** Begin **

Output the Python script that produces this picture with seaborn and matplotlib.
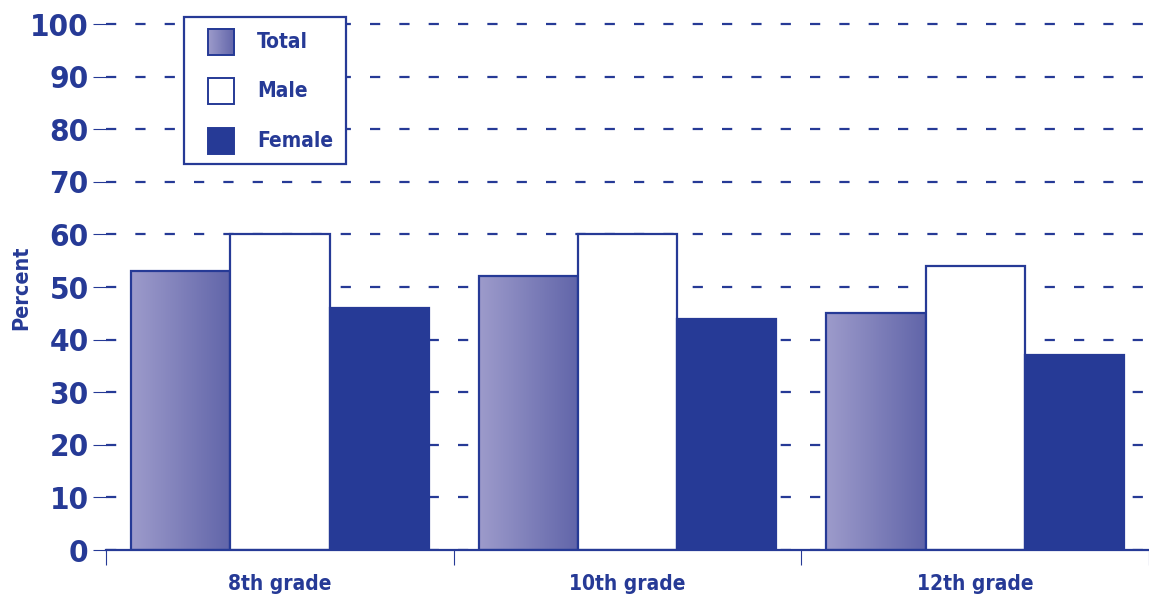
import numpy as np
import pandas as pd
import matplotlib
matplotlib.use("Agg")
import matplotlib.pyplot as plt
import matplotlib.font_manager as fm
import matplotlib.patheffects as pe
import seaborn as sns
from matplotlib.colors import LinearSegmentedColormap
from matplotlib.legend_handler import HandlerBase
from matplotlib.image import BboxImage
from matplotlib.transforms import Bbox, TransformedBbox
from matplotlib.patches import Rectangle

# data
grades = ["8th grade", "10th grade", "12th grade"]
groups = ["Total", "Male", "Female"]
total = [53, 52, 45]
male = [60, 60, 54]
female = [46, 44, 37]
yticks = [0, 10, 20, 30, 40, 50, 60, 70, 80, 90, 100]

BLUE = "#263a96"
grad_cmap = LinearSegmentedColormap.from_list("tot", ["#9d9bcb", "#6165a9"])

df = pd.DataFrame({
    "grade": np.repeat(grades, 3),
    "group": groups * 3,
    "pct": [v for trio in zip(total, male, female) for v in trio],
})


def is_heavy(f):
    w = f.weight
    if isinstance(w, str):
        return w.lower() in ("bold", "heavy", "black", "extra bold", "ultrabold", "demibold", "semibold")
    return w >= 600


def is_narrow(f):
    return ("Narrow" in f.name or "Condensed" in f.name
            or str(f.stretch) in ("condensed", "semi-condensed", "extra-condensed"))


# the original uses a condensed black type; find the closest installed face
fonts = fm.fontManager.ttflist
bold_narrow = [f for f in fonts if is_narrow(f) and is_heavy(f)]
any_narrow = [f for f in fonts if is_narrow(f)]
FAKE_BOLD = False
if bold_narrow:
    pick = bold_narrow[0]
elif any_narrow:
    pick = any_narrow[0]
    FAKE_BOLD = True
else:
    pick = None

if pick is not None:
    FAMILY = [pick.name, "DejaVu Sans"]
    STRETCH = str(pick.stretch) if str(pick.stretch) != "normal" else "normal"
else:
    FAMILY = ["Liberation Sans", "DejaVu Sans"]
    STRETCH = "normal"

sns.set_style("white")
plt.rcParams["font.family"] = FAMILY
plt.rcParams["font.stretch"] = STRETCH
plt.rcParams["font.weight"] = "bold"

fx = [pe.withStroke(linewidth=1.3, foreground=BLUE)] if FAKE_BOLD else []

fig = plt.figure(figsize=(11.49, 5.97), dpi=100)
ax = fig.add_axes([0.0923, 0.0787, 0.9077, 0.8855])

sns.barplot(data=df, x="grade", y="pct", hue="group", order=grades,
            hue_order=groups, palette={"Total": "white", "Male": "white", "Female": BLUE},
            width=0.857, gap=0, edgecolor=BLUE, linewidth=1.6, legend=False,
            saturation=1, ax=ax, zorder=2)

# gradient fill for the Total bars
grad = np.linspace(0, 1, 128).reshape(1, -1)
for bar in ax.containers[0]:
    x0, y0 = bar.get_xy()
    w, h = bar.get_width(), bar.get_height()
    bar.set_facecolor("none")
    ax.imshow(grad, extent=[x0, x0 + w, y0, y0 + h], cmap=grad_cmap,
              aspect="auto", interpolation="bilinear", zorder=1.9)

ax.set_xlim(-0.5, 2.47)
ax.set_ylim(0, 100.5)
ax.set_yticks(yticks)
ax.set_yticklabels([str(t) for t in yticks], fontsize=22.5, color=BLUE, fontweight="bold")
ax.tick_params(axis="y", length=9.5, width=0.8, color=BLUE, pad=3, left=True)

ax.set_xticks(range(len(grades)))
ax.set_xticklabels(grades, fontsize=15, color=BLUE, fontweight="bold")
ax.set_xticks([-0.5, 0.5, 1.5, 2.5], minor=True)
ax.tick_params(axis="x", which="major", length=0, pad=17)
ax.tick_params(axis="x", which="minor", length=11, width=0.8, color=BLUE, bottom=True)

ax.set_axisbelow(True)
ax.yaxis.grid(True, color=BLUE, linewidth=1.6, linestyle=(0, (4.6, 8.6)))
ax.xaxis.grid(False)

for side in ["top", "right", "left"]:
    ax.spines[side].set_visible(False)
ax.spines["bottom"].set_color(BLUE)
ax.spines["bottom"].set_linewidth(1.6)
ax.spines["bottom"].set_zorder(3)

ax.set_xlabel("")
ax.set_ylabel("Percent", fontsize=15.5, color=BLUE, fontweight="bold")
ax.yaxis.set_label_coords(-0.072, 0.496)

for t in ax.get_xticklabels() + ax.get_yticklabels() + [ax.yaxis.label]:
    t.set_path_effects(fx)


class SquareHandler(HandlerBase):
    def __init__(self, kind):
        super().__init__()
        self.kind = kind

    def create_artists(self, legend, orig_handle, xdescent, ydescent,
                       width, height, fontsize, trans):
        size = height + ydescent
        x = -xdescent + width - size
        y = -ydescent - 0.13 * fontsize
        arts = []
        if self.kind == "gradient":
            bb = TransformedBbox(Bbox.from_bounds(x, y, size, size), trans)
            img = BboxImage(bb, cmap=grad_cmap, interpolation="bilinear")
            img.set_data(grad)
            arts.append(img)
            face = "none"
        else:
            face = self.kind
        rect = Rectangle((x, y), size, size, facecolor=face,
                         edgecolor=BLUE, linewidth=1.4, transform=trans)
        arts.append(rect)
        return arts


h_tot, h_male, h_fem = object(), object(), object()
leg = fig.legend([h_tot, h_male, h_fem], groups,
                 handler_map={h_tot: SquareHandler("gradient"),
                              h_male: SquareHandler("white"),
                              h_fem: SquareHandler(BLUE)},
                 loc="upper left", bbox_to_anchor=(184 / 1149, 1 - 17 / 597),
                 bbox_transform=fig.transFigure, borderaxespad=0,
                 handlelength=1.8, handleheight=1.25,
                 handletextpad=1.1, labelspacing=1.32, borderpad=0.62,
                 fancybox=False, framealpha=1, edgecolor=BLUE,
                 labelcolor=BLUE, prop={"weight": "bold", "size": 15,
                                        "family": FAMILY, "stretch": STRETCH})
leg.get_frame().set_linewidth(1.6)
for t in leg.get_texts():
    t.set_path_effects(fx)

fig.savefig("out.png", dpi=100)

** End **

Request: Except for the pictures, give all the material above again verbatim.

Task output:
Output the Python script that produces this picture with seaborn and matplotlib.
import numpy as np
import pandas as pd
import matplotlib
matplotlib.use("Agg")
import matplotlib.pyplot as plt
import matplotlib.font_manager as fm
import matplotlib.patheffects as pe
import seaborn as sns
from matplotlib.colors import LinearSegmentedColormap
from matplotlib.legend_handler import HandlerBase
from matplotlib.image import BboxImage
from matplotlib.transforms import Bbox, TransformedBbox
from matplotlib.patches import Rectangle

# data
grades = ["8th grade", "10th grade", "12th grade"]
groups = ["Total", "Male", "Female"]
total = [53, 52, 45]
male = [60, 60, 54]
female = [46, 44, 37]
yticks = [0, 10, 20, 30, 40, 50, 60, 70, 80, 90, 100]

BLUE = "#263a96"
grad_cmap = LinearSegmentedColormap.from_list("tot", ["#9d9bcb", "#6165a9"])

df = pd.DataFrame({
    "grade": np.repeat(grades, 3),
    "group": groups * 3,
    "pct": [v for trio in zip(total, male, female) for v in trio],
})


def is_heavy(f):
    w = f.weight
    if isinstance(w, str):
        return w.lower() in ("bold", "heavy", "black", "extra bold", "ultrabold", "demibold", "semibold")
    return w >= 600


def is_narrow(f):
    return ("Narrow" in f.name or "Condensed" in f.name
            or str(f.stretch) in ("condensed", "semi-condensed", "extra-condensed"))


# the original uses a condensed black type; find the closest installed face
fonts = fm.fontManager.ttflist
bold_narrow = [f for f in fonts if is_narrow(f) and is_heavy(f)]
any_narrow = [f for f in fonts if is_narrow(f)]
FAKE_BOLD = False
if bold_narrow:
    pick = bold_narrow[0]
elif any_narrow:
    pick = any_narrow[0]
    FAKE_BOLD = True
else:
    pick = None

if pick is not None:
    FAMILY = [pick.name, "DejaVu Sans"]
    STRETCH = str(pick.stretch) if str(pick.stretch) != "normal" else "normal"
else:
    FAMILY = ["Liberation Sans", "DejaVu Sans"]
    STRETCH = "normal"

sns.set_style("white")
plt.rcParams["font.family"] = FAMILY
plt.rcParams["font.stretch"] = STRETCH
plt.rcParams["font.weight"] = "bold"

fx = [pe.withStroke(linewidth=1.3, foreground=BLUE)] if FAKE_BOLD else []

fig = plt.figure(figsize=(11.49, 5.97), dpi=100)
ax = fig.add_axes([0.0923, 0.0787, 0.9077, 0.8855])

sns.barplot(data=df, x="grade", y="pct", hue="group", order=grades,
            hue_order=groups, palette={"Total": "white", "Male": "white", "Female": BLUE},
            width=0.857, gap=0, edgecolor=BLUE, linewidth=1.6, legend=False,
            saturation=1, ax=ax, zorder=2)

# gradient fill for the Total bars
grad = np.linspace(0, 1, 128).reshape(1, -1)
for bar in ax.containers[0]:
    x0, y0 = bar.get_xy()
    w, h = bar.get_width(), bar.get_height()
    bar.set_facecolor("none")
    ax.imshow(grad, extent=[x0, x0 + w, y0, y0 + h], cmap=grad_cmap,
              aspect="auto", interpolation="bilinear", zorder=1.9)

ax.set_xlim(-0.5, 2.47)
ax.set_ylim(0, 100.5)
ax.set_yticks(yticks)
ax.set_yticklabels([str(t) for t in yticks], fontsize=22.5, color=BLUE, fontweight="bold")
ax.tick_params(axis="y", length=9.5, width=0.8, color=BLUE, pad=3, left=True)

ax.set_xticks(range(len(grades)))
ax.set_xticklabels(grades, fontsize=15, color=BLUE, fontweight="bold")
ax.set_xticks([-0.5, 0.5, 1.5, 2.5], minor=True)
ax.tick_params(axis="x", which="major", length=0, pad=17)
ax.tick_params(axis="x", which="minor", length=11, width=0.8, color=BLUE, bottom=True)

ax.set_axisbelow(True)
ax.yaxis.grid(True, color=BLUE, linewidth=1.6, linestyle=(0, (4.6, 8.6)))
ax.xaxis.grid(False)

for side in ["top", "right", "left"]:
    ax.spines[side].set_visible(False)
ax.spines["bottom"].set_color(BLUE)
ax.spines["bottom"].set_linewidth(1.6)
ax.spines["bottom"].set_zorder(3)

ax.set_xlabel("")
ax.set_ylabel("Percent", fontsize=15.5, color=BLUE, fontweight="bold")
ax.yaxis.set_label_coords(-0.072, 0.496)

for t in ax.get_xticklabels() + ax.get_yticklabels() + [ax.yaxis.label]:
    t.set_path_effects(fx)


class SquareHandler(HandlerBase):
    def __init__(self, kind):
        super().__init__()
        self.kind = kind

    def create_artists(self, legend, orig_handle, xdescent, ydescent,
                       width, height, fontsize, trans):
        size = height + ydescent
        x = -xdescent + width - size
        y = -ydescent - 0.13 * fontsize
        arts = []
        if self.kind == "gradient":
            bb = TransformedBbox(Bbox.from_bounds(x, y, size, size), trans)
            img = BboxImage(bb, cmap=grad_cmap, interpolation="bilinear")
            img.set_data(grad)
            arts.append(img)
            face = "none"
        else:
            face = self.kind
        rect = Rectangle((x, y), size, size, facecolor=face,
                         edgecolor=BLUE, linewidth=1.4, transform=trans)
        arts.append(rect)
        return arts


h_tot, h_male, h_fem = object(), object(), object()
leg = fig.legend([h_tot, h_male, h_fem], groups,
                 handler_map={h_tot: SquareHandler("gradient"),
                              h_male: SquareHandler("white"),
                              h_fem: SquareHandler(BLUE)},
                 loc="upper left", bbox_to_anchor=(184 / 1149, 1 - 17 / 597),
                 bbox_transform=fig.transFigure, borderaxespad=0,
                 handlelength=1.8, handleheight=1.25,
                 handletextpad=1.1, labelspacing=1.32, borderpad=0.62,
                 fancybox=False, framealpha=1, edgecolor=BLUE,
                 labelcolor=BLUE, prop={"weight": "bold", "size": 15,
                                        "family": FAMILY, "stretch": STRETCH})
leg.get_frame().set_linewidth(1.6)
for t in leg.get_texts():
    t.set_path_effects(fx)

fig.savefig("out.png", dpi=100)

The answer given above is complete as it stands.